▶ [What is expected]: Write out, word for word, the first line of the data below and every line after it through the one containing "const settleTicks = [0, 8, 16, 24];".
○ ○ ○ ○ ○
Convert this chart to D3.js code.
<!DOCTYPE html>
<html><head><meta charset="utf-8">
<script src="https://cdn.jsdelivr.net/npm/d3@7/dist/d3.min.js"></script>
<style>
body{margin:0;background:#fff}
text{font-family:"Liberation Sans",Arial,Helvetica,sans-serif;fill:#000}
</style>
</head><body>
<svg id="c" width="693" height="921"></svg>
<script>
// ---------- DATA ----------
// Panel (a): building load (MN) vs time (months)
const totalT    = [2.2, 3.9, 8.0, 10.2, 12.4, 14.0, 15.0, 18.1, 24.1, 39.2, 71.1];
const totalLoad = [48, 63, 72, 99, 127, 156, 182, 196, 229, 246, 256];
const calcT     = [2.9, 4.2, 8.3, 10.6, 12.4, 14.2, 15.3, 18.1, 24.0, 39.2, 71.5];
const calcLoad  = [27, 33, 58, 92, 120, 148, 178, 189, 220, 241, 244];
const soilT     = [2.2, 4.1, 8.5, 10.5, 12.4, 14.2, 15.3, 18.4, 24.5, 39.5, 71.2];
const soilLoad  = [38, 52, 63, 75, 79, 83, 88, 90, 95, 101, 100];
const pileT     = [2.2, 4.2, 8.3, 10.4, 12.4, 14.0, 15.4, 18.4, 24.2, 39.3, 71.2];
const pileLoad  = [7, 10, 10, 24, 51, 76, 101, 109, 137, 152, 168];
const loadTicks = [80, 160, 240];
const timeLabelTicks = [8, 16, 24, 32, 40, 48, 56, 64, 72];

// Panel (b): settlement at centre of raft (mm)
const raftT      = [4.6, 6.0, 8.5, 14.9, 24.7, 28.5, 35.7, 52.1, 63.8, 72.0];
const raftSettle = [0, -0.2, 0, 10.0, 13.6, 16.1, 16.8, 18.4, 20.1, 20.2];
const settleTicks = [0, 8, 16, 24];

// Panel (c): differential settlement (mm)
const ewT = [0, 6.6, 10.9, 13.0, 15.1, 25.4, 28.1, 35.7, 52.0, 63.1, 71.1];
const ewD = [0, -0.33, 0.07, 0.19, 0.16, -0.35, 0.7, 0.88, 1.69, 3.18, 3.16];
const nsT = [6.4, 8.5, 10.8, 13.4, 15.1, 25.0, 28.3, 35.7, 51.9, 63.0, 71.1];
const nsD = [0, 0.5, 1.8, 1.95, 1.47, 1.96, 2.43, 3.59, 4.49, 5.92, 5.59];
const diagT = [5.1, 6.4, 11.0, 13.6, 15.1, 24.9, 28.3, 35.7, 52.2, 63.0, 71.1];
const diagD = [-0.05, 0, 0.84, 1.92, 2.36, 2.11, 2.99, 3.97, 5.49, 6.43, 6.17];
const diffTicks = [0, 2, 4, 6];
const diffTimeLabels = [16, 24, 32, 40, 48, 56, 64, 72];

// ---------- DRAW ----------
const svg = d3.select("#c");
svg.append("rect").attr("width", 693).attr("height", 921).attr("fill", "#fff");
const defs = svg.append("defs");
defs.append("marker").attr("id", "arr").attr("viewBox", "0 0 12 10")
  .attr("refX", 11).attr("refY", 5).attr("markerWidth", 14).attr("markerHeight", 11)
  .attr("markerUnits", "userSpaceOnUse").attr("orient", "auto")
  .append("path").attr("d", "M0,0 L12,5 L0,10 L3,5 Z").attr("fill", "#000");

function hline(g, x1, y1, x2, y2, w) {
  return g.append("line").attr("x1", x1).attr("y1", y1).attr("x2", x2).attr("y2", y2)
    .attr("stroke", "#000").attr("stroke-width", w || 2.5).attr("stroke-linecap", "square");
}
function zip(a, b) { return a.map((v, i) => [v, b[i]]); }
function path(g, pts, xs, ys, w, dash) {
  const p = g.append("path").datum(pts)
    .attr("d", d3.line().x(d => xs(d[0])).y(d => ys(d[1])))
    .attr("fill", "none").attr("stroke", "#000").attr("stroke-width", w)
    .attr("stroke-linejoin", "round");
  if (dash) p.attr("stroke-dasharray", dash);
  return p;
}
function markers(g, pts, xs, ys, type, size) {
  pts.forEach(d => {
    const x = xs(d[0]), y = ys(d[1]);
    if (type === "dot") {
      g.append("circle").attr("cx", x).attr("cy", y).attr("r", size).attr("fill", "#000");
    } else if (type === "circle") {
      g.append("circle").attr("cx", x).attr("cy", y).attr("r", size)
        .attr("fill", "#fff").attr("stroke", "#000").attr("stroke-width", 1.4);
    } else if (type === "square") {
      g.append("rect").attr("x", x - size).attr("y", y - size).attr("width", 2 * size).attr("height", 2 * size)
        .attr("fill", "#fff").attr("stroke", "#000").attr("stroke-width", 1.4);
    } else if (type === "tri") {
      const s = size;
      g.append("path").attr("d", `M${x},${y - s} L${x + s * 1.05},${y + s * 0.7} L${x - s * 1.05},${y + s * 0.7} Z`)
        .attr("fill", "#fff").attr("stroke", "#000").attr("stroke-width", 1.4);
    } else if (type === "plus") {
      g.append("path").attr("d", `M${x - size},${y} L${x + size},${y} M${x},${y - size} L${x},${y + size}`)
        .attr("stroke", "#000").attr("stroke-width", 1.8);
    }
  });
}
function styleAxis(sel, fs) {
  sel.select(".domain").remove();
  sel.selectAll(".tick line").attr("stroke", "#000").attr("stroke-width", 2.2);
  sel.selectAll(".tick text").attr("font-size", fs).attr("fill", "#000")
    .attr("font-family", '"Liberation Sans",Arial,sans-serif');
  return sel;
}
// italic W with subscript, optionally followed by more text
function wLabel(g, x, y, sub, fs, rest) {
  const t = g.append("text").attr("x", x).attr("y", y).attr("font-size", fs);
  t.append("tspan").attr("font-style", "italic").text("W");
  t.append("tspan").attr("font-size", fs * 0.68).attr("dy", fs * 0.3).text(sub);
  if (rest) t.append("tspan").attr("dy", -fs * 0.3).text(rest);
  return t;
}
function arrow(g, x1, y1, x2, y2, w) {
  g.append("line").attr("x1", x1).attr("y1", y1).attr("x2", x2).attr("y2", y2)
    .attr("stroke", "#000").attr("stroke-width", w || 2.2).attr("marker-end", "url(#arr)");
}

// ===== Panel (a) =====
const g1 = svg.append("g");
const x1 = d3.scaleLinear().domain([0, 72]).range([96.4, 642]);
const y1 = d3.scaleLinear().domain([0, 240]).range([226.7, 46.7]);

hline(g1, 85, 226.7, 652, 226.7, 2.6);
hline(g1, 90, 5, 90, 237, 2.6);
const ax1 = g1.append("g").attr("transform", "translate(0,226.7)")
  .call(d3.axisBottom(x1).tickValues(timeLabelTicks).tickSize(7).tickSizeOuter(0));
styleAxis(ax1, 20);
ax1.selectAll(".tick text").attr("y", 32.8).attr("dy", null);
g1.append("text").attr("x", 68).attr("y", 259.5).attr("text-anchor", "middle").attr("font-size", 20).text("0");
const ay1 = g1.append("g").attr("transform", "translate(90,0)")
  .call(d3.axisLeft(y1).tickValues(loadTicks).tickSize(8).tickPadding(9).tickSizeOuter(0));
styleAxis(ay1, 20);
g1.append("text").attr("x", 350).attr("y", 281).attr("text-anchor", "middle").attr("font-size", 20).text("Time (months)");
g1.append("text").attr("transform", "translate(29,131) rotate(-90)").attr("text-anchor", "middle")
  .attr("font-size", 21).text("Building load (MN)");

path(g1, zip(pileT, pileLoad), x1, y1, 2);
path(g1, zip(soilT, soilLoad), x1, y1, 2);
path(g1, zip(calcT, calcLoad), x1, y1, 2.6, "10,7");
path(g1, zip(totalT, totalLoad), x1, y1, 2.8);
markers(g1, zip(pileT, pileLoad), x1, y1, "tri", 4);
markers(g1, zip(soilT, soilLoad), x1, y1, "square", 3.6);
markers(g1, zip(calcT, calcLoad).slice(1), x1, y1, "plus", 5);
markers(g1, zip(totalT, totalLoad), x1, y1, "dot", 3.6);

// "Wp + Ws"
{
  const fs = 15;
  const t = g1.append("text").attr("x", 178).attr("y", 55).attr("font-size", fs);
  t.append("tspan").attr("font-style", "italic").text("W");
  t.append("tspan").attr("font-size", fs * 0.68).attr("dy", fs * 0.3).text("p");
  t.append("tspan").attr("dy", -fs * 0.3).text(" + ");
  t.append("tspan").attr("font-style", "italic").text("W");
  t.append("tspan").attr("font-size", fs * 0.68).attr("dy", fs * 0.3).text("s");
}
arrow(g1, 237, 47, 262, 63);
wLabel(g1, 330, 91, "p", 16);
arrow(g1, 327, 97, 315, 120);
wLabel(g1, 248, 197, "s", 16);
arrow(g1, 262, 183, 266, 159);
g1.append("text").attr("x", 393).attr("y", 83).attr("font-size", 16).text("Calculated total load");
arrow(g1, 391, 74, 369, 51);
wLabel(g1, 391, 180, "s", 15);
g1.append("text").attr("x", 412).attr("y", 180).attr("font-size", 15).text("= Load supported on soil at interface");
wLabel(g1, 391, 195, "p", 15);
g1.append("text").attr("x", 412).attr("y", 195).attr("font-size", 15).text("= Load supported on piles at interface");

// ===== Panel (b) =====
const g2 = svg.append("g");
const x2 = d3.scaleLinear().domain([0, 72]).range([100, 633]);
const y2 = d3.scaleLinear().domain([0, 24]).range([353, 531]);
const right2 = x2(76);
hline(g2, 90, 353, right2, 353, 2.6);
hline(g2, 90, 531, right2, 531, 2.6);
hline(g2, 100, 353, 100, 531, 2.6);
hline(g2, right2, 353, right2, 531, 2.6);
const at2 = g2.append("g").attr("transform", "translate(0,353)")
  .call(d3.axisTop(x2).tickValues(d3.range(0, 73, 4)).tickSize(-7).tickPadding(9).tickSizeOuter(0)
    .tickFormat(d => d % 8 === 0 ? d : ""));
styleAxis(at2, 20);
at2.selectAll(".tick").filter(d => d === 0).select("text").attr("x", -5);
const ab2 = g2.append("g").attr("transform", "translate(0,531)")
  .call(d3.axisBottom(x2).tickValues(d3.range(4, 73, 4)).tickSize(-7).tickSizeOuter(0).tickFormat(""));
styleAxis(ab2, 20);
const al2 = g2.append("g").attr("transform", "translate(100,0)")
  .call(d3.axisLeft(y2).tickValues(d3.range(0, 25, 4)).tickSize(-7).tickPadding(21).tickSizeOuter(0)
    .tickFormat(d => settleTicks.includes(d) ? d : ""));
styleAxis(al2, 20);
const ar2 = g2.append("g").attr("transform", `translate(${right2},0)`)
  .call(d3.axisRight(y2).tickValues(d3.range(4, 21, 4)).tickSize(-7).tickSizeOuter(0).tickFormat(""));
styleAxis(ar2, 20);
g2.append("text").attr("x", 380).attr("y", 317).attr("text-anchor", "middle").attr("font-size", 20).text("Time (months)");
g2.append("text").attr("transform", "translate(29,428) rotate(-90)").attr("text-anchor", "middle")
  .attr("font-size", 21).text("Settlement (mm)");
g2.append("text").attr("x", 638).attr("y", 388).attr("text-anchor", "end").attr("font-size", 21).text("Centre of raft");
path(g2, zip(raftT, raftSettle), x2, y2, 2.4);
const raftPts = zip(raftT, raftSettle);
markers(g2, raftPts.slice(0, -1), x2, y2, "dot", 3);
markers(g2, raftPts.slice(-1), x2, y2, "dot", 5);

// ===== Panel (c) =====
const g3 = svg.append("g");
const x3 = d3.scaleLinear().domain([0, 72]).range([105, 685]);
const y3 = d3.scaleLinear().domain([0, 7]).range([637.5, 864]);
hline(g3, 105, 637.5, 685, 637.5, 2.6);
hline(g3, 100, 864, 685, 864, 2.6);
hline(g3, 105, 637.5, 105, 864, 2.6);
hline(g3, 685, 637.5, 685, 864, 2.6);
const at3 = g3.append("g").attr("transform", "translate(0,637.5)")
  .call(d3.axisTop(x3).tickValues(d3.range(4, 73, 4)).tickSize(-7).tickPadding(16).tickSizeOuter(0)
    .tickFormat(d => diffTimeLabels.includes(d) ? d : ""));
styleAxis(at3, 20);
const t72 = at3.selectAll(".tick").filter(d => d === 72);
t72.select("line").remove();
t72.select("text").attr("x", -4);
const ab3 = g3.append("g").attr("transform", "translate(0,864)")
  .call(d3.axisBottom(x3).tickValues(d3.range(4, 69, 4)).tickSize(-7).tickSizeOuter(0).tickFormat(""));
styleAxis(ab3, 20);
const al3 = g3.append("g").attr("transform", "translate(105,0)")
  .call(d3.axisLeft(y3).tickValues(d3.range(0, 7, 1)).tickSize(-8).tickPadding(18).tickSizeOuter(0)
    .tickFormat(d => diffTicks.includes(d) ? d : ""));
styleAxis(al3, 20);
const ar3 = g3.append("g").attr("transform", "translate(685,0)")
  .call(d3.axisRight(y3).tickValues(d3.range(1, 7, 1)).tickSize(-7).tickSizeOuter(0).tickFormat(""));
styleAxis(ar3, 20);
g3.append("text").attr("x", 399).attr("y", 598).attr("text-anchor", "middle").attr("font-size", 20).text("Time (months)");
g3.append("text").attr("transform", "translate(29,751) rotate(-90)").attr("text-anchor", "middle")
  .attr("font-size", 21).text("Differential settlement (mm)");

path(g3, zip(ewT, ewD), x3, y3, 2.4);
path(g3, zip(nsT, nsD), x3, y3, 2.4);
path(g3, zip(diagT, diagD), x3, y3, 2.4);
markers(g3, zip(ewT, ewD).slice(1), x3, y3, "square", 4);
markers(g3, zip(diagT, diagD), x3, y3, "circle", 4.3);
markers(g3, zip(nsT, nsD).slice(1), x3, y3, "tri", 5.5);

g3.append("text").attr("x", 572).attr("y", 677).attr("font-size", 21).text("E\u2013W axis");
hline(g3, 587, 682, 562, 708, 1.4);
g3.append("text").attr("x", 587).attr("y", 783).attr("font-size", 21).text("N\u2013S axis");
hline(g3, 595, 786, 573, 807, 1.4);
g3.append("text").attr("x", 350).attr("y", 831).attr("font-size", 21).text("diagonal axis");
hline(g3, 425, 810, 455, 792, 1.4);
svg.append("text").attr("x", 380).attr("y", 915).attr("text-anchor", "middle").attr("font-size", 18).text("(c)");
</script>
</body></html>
○ ○ ○ ○ ○
▶ [Reply]:
Convert this chart to D3.js code.
<!DOCTYPE html>
<html><head><meta charset="utf-8">
<script src="https://cdn.jsdelivr.net/npm/d3@7/dist/d3.min.js"></script>
<style>
body{margin:0;background:#fff}
text{font-family:"Liberation Sans",Arial,Helvetica,sans-serif;fill:#000}
</style>
</head><body>
<svg id="c" width="693" height="921"></svg>
<script>
// ---------- DATA ----------
// Panel (a): building load (MN) vs time (months)
const totalT    = [2.2, 3.9, 8.0, 10.2, 12.4, 14.0, 15.0, 18.1, 24.1, 39.2, 71.1];
const totalLoad = [48, 63, 72, 99, 127, 156, 182, 196, 229, 246, 256];
const calcT     = [2.9, 4.2, 8.3, 10.6, 12.4, 14.2, 15.3, 18.1, 24.0, 39.2, 71.5];
const calcLoad  = [27, 33, 58, 92, 120, 148, 178, 189, 220, 241, 244];
const soilT     = [2.2, 4.1, 8.5, 10.5, 12.4, 14.2, 15.3, 18.4, 24.5, 39.5, 71.2];
const soilLoad  = [38, 52, 63, 75, 79, 83, 88, 90, 95, 101, 100];
const pileT     = [2.2, 4.2, 8.3, 10.4, 12.4, 14.0, 15.4, 18.4, 24.2, 39.3, 71.2];
const pileLoad  = [7, 10, 10, 24, 51, 76, 101, 109, 137, 152, 168];
const loadTicks = [80, 160, 240];
const timeLabelTicks = [8, 16, 24, 32, 40, 48, 56, 64, 72];

// Panel (b): settlement at centre of raft (mm)
const raftT      = [4.6, 6.0, 8.5, 14.9, 24.7, 28.5, 35.7, 52.1, 63.8, 72.0];
const raftSettle = [0, -0.2, 0, 10.0, 13.6, 16.1, 16.8, 18.4, 20.1, 20.2];
const settleTicks = [0, 8, 16, 24];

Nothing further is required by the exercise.